What is the rule of valuation? In its latest shareholder letter, value investing firm Tweedy, Browne summed it up perfectly as it wrote, "We tend to value most businesses using an enterprise value multiple of between 10 and 12 times annual pre-tax operating income (EBIT or EBITA) when calculating intrinsic values, which equates to a pre-tax earnings yield of between 10% and approximately 8% on the debt-free value of the business. This compares more than favorably to low, risk-free interest rates, and we believe reasonable compensation for the equity investor. In making a new investment, we seek a discount of at least one third off of this more conservative estimate of intrinsic value, which implies a purchase multiple between 6x and 8x enterprise value to EBIT or EBITA." The only change I would add to its statement is that for financial and real estate stocks price to tangible book value is probably a better measure of value, and here again I am looking to buy at a significant discount to that number.
There are very few companies that meet either of those criteria of value right now. There are even fewer that are in decent financial shape at the moment. We are probably best served in this environment to adopt the private equity mindset and stockpile cash while waiting for more reasonable valuations.
Over the weekend an associate commented that I seem to write often about private equity firms and the private equity mindset. I do. Indeed, I talk about it even more.
Most traders fail.

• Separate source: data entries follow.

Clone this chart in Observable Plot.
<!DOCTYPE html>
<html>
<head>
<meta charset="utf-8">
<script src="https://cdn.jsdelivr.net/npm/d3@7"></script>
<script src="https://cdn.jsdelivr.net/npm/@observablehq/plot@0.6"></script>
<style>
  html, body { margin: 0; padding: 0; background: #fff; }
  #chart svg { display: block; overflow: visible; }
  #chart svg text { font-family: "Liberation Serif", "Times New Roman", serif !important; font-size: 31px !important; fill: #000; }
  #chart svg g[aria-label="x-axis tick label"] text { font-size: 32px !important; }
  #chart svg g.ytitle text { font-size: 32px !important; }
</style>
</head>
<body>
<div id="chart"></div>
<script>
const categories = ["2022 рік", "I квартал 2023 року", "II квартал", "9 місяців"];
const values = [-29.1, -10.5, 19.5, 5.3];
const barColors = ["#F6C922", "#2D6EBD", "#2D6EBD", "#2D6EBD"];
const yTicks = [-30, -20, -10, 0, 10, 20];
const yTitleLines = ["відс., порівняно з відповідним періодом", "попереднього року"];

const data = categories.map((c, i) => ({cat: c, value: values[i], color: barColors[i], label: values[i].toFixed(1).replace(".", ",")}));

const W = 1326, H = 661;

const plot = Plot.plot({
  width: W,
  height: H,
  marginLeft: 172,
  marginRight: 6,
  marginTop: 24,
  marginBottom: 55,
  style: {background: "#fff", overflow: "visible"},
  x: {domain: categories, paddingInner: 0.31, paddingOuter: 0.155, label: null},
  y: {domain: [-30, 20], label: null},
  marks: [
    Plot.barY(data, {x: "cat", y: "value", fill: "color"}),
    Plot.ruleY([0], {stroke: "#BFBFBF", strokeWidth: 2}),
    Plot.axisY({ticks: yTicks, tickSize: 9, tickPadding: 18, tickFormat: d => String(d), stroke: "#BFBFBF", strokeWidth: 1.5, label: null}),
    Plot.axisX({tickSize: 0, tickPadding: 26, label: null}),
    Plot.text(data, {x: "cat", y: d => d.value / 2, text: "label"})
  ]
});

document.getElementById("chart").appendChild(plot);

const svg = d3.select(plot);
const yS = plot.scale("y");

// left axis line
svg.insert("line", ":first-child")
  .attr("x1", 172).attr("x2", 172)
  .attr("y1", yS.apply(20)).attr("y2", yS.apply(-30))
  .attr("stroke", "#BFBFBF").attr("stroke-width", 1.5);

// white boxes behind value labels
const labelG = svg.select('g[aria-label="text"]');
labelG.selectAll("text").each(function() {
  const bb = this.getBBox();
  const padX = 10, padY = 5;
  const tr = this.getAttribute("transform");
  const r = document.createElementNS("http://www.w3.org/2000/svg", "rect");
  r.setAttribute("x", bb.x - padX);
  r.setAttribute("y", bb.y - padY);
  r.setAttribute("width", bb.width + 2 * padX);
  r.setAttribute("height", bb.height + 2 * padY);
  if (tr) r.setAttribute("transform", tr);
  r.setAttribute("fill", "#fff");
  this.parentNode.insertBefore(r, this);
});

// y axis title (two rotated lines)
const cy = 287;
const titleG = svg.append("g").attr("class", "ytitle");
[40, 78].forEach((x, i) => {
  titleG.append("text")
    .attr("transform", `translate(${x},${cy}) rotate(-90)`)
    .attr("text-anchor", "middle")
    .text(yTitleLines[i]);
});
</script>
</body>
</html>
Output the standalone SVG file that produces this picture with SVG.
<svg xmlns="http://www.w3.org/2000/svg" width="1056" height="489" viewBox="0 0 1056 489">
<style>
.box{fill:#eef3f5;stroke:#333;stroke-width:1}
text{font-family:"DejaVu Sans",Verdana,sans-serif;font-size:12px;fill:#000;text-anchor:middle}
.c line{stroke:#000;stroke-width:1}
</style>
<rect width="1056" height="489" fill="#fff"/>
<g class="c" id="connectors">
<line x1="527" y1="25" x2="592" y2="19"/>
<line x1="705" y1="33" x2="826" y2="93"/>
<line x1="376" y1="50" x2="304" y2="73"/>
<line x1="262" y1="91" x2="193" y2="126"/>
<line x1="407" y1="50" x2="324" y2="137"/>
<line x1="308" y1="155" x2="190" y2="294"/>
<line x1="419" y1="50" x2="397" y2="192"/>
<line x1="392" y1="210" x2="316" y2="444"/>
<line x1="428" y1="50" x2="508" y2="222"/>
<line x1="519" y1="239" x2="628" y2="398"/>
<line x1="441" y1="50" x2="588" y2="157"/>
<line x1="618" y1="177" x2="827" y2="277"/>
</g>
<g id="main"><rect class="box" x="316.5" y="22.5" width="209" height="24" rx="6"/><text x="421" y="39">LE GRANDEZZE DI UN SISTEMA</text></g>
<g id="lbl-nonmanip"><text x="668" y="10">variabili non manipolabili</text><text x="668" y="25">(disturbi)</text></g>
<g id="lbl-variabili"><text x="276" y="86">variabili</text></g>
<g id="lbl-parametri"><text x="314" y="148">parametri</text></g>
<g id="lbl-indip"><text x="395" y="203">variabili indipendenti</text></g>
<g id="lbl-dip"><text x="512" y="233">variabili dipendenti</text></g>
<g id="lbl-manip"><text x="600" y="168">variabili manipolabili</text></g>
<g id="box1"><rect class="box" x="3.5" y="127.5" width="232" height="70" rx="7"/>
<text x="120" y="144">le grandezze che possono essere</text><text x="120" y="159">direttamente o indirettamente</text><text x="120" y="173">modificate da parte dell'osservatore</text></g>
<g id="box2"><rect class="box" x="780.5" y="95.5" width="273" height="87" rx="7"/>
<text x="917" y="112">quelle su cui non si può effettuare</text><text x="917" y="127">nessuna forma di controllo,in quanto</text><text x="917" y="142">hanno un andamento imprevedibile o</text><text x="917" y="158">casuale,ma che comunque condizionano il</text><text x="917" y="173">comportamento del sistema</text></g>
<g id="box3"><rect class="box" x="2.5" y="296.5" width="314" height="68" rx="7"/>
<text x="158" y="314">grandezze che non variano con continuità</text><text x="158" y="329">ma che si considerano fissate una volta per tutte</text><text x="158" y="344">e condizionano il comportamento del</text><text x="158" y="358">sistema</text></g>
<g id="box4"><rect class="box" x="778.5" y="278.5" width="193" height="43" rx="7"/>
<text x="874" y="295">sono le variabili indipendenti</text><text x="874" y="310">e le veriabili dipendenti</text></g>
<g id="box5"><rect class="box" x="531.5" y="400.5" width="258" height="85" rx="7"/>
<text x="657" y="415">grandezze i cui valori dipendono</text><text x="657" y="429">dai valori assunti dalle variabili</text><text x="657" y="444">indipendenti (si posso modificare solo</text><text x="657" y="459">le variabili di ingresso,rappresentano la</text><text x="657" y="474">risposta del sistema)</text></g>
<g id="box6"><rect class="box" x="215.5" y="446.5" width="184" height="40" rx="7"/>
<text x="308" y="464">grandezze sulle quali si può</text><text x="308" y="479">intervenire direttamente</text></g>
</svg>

Pretty much all retail traders who have jobs, family and other interests that keep them from engaging in the type of intense focus and constant testing it takes to trade markets in the short term fail. That's not an opinion; it is a pretty well-researched fact. Most of us would have much better investment results if we quit trading and emulated private equity investors by buying undervalued assets and holding them for an extended period of time of time.